## REQUIREMENT
Pictures in the data below are not part of the copy; transcribe everything else exactly.

## DATA SEGMENT
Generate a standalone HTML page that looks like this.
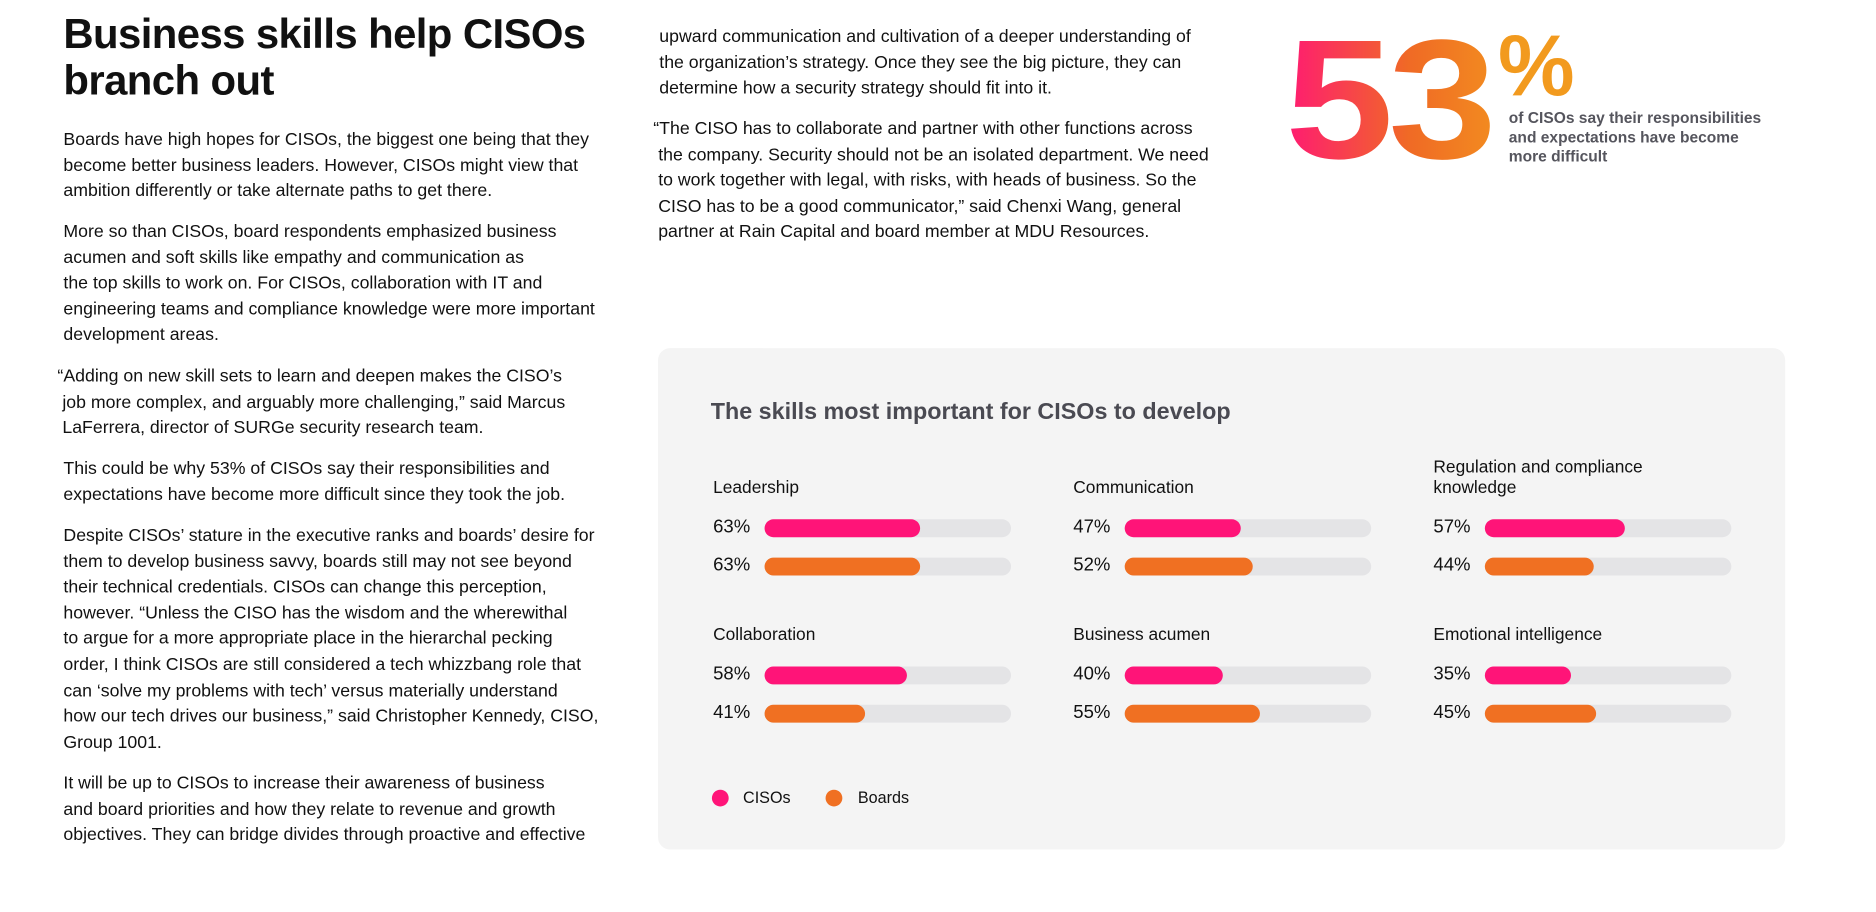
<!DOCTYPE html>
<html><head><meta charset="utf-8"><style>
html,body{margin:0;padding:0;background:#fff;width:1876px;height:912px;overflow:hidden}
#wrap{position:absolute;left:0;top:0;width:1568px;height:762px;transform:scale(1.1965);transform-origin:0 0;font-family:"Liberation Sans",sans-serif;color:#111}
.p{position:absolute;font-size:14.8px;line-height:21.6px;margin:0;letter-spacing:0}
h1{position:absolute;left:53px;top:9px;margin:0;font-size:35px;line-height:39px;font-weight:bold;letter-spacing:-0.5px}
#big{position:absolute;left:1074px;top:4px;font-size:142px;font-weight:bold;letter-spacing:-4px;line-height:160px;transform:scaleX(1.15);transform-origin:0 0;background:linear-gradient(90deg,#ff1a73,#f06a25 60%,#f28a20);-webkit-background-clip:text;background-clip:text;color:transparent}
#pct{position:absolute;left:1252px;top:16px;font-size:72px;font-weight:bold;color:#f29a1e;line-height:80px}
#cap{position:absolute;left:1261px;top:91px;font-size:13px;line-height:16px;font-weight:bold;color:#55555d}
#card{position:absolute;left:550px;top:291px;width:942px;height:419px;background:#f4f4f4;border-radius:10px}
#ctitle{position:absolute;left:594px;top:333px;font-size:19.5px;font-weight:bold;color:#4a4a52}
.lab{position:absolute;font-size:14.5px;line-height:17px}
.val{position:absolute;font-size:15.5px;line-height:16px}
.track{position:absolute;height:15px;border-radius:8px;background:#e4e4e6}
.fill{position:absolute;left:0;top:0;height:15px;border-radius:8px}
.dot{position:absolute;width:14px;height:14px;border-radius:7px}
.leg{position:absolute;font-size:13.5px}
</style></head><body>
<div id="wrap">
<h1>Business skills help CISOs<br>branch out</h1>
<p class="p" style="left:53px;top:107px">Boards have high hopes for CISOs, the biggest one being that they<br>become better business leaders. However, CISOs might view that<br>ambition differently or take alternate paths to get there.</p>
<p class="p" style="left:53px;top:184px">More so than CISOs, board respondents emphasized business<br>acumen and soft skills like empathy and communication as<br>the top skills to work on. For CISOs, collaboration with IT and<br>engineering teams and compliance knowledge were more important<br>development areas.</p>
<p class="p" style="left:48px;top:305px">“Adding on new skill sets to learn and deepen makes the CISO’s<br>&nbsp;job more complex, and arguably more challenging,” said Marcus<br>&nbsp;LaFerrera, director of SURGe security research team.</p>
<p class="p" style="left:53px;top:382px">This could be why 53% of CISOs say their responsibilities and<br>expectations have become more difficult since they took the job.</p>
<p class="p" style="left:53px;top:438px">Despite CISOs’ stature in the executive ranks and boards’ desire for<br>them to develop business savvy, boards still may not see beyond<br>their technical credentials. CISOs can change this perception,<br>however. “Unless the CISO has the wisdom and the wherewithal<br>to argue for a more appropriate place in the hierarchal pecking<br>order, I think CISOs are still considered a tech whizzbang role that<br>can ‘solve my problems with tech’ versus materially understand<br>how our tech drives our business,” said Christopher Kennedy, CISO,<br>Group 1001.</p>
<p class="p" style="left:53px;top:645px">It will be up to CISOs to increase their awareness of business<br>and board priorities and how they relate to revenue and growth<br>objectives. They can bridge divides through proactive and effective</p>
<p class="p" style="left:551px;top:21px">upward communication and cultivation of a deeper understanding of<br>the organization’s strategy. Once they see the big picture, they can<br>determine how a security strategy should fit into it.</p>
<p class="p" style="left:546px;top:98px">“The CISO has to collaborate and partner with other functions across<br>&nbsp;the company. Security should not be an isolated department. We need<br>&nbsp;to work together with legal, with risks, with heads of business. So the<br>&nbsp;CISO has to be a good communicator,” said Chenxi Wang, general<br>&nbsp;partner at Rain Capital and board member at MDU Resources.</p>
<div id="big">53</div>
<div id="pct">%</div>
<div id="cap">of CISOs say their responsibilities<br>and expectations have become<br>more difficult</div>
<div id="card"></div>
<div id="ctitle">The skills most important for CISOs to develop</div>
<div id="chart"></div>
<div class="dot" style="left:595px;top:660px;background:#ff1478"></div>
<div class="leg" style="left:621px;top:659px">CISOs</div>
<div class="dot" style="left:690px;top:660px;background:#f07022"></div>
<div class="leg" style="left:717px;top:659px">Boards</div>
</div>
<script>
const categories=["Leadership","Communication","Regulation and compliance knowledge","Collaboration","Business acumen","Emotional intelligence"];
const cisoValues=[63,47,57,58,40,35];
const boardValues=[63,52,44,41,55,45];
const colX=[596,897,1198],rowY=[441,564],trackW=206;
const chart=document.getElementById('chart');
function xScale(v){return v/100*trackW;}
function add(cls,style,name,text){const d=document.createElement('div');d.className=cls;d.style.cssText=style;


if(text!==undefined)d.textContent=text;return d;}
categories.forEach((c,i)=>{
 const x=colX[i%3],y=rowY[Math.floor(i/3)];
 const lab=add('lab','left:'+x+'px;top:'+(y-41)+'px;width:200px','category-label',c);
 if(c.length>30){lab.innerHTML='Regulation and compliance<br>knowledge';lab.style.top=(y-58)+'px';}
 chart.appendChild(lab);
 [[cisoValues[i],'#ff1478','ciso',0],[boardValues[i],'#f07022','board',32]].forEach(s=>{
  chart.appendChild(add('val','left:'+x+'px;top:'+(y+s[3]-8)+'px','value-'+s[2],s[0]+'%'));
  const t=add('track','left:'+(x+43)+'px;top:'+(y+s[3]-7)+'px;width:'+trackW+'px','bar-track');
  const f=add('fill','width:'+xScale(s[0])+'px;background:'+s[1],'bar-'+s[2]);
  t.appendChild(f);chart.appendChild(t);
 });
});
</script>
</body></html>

## REPLY
Generate a standalone HTML page that looks like this.
<!DOCTYPE html>
<html><head><meta charset="utf-8"><style>
html,body{margin:0;padding:0;background:#fff;width:1876px;height:912px;overflow:hidden}
#wrap{position:absolute;left:0;top:0;width:1568px;height:762px;transform:scale(1.1965);transform-origin:0 0;font-family:"Liberation Sans",sans-serif;color:#111}
.p{position:absolute;font-size:14.8px;line-height:21.6px;margin:0;letter-spacing:0}
h1{position:absolute;left:53px;top:9px;margin:0;font-size:35px;line-height:39px;font-weight:bold;letter-spacing:-0.5px}
#big{position:absolute;left:1074px;top:4px;font-size:142px;font-weight:bold;letter-spacing:-4px;line-height:160px;transform:scaleX(1.15);transform-origin:0 0;background:linear-gradient(90deg,#ff1a73,#f06a25 60%,#f28a20);-webkit-background-clip:text;background-clip:text;color:transparent}
#pct{position:absolute;left:1252px;top:16px;font-size:72px;font-weight:bold;color:#f29a1e;line-height:80px}
#cap{position:absolute;left:1261px;top:91px;font-size:13px;line-height:16px;font-weight:bold;color:#55555d}
#card{position:absolute;left:550px;top:291px;width:942px;height:419px;background:#f4f4f4;border-radius:10px}
#ctitle{position:absolute;left:594px;top:333px;font-size:19.5px;font-weight:bold;color:#4a4a52}
.lab{position:absolute;font-size:14.5px;line-height:17px}
.val{position:absolute;font-size:15.5px;line-height:16px}
.track{position:absolute;height:15px;border-radius:8px;background:#e4e4e6}
.fill{position:absolute;left:0;top:0;height:15px;border-radius:8px}
.dot{position:absolute;width:14px;height:14px;border-radius:7px}
.leg{position:absolute;font-size:13.5px}
</style></head><body>
<div id="wrap">
<h1>Business skills help CISOs<br>branch out</h1>
<p class="p" style="left:53px;top:107px">Boards have high hopes for CISOs, the biggest one being that they<br>become better business leaders. However, CISOs might view that<br>ambition differently or take alternate paths to get there.</p>
<p class="p" style="left:53px;top:184px">More so than CISOs, board respondents emphasized business<br>acumen and soft skills like empathy and communication as<br>the top skills to work on. For CISOs, collaboration with IT and<br>engineering teams and compliance knowledge were more important<br>development areas.</p>
<p class="p" style="left:48px;top:305px">“Adding on new skill sets to learn and deepen makes the CISO’s<br>&nbsp;job more complex, and arguably more challenging,” said Marcus<br>&nbsp;LaFerrera, director of SURGe security research team.</p>
<p class="p" style="left:53px;top:382px">This could be why 53% of CISOs say their responsibilities and<br>expectations have become more difficult since they took the job.</p>
<p class="p" style="left:53px;top:438px">Despite CISOs’ stature in the executive ranks and boards’ desire for<br>them to develop business savvy, boards still may not see beyond<br>their technical credentials. CISOs can change this perception,<br>however. “Unless the CISO has the wisdom and the wherewithal<br>to argue for a more appropriate place in the hierarchal pecking<br>order, I think CISOs are still considered a tech whizzbang role that<br>can ‘solve my problems with tech’ versus materially understand<br>how our tech drives our business,” said Christopher Kennedy, CISO,<br>Group 1001.</p>
<p class="p" style="left:53px;top:645px">It will be up to CISOs to increase their awareness of business<br>and board priorities and how they relate to revenue and growth<br>objectives. They can bridge divides through proactive and effective</p>
<p class="p" style="left:551px;top:21px">upward communication and cultivation of a deeper understanding of<br>the organization’s strategy. Once they see the big picture, they can<br>determine how a security strategy should fit into it.</p>
<p class="p" style="left:546px;top:98px">“The CISO has to collaborate and partner with other functions across<br>&nbsp;the company. Security should not be an isolated department. We need<br>&nbsp;to work together with legal, with risks, with heads of business. So the<br>&nbsp;CISO has to be a good communicator,” said Chenxi Wang, general<br>&nbsp;partner at Rain Capital and board member at MDU Resources.</p>
<div id="big">53</div>
<div id="pct">%</div>
<div id="cap">of CISOs say their responsibilities<br>and expectations have become<br>more difficult</div>
<div id="card"></div>
<div id="ctitle">The skills most important for CISOs to develop</div>
<div id="chart"></div>
<div class="dot" style="left:595px;top:660px;background:#ff1478"></div>
<div class="leg" style="left:621px;top:659px">CISOs</div>
<div class="dot" style="left:690px;top:660px;background:#f07022"></div>
<div class="leg" style="left:717px;top:659px">Boards</div>
</div>
<script>
const categories=["Leadership","Communication","Regulation and compliance knowledge","Collaboration","Business acumen","Emotional intelligence"];
const cisoValues=[63,47,57,58,40,35];
const boardValues=[63,52,44,41,55,45];
const colX=[596,897,1198],rowY=[441,564],trackW=206;
const chart=document.getElementById('chart');
function xScale(v){return v/100*trackW;}
function add(cls,style,name,text){const d=document.createElement('div');d.className=cls;d.style.cssText=style;


if(text!==undefined)d.textContent=text;return d;}
categories.forEach((c,i)=>{
 const x=colX[i%3],y=rowY[Math.floor(i/3)];
 const lab=add('lab','left:'+x+'px;top:'+(y-41)+'px;width:200px','category-label',c);
 if(c.length>30){lab.innerHTML='Regulation and compliance<br>knowledge';lab.style.top=(y-58)+'px';}
 chart.appendChild(lab);
 [[cisoValues[i],'#ff1478','ciso',0],[boardValues[i],'#f07022','board',32]].forEach(s=>{
  chart.appendChild(add('val','left:'+x+'px;top:'+(y+s[3]-8)+'px','value-'+s[2],s[0]+'%'));
  const t=add('track','left:'+(x+43)+'px;top:'+(y+s[3]-7)+'px;width:'+trackW+'px','bar-track');
  const f=add('fill','width:'+xScale(s[0])+'px;background:'+s[1],'bar-'+s[2]);
  t.appendChild(f);chart.appendChild(t);
 });
});
</script>
</body></html>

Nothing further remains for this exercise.